• [DATA]
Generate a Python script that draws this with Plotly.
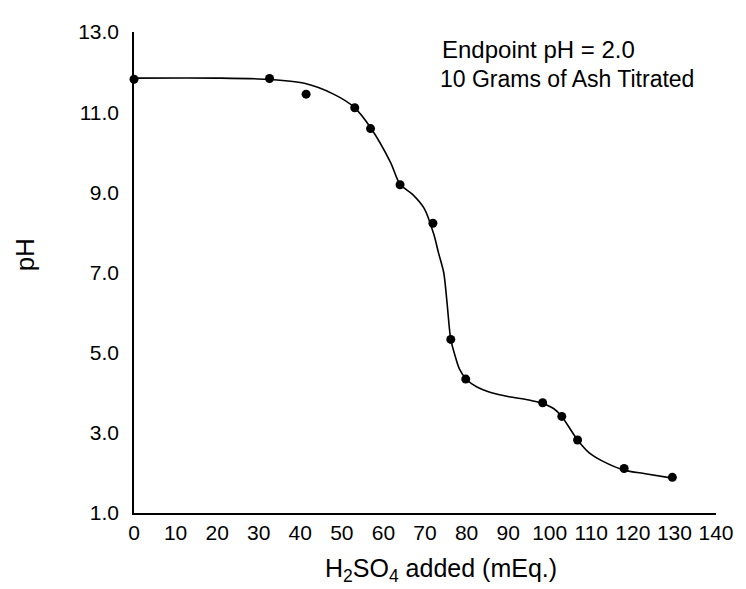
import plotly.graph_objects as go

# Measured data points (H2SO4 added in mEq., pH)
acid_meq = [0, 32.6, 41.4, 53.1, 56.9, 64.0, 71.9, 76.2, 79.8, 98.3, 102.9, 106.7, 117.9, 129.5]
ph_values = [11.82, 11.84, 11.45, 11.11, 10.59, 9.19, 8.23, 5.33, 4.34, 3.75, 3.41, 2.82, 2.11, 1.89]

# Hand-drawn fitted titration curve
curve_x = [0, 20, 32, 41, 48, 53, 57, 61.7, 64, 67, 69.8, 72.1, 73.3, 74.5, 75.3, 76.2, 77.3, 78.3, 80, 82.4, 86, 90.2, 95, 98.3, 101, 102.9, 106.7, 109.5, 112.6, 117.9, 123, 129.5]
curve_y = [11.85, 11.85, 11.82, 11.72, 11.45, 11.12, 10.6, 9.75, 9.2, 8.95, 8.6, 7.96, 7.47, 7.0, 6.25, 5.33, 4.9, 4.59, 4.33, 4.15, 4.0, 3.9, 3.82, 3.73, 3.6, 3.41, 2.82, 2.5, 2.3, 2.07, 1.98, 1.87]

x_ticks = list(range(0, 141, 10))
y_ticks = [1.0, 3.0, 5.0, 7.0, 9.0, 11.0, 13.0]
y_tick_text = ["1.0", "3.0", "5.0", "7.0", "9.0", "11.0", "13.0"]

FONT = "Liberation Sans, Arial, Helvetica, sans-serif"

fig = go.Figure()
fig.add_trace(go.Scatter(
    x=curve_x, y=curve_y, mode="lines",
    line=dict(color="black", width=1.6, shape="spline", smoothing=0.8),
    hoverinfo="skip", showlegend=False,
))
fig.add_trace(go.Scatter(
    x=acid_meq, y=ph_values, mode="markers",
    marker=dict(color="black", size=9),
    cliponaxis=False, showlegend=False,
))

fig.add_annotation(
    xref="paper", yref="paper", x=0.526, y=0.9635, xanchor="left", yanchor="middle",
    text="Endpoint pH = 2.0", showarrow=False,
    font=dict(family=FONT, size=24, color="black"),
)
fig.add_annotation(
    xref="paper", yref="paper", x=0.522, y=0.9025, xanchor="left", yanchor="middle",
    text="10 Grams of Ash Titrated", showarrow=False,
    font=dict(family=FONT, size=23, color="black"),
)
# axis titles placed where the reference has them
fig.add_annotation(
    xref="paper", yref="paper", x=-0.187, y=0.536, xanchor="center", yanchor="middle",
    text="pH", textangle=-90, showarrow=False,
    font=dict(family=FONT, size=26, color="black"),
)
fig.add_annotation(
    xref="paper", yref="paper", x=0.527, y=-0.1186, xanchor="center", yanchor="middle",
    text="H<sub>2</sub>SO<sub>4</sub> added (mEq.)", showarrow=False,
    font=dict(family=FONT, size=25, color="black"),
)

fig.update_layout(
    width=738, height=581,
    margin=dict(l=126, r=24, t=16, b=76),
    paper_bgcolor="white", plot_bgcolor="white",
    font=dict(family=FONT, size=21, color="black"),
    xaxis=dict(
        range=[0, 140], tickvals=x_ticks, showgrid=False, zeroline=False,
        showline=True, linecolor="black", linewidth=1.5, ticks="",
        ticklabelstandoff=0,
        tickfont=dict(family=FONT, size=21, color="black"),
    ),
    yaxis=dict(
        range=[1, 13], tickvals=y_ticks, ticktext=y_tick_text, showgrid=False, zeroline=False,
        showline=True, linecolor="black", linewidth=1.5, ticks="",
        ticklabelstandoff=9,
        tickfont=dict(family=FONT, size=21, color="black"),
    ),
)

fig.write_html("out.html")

• [WHAT YOU WILL DO] Set the lines above down again, word for word, from the first through the one containing "2.82, 2.11, 1.89]"; pictures excluded.

• [FINAL ANSWER]
Generate a Python script that draws this with Plotly.
import plotly.graph_objects as go

# Measured data points (H2SO4 added in mEq., pH)
acid_meq = [0, 32.6, 41.4, 53.1, 56.9, 64.0, 71.9, 76.2, 79.8, 98.3, 102.9, 106.7, 117.9, 129.5]
ph_values = [11.82, 11.84, 11.45, 11.11, 10.59, 9.19, 8.23, 5.33, 4.34, 3.75, 3.41, 2.82, 2.11, 1.89]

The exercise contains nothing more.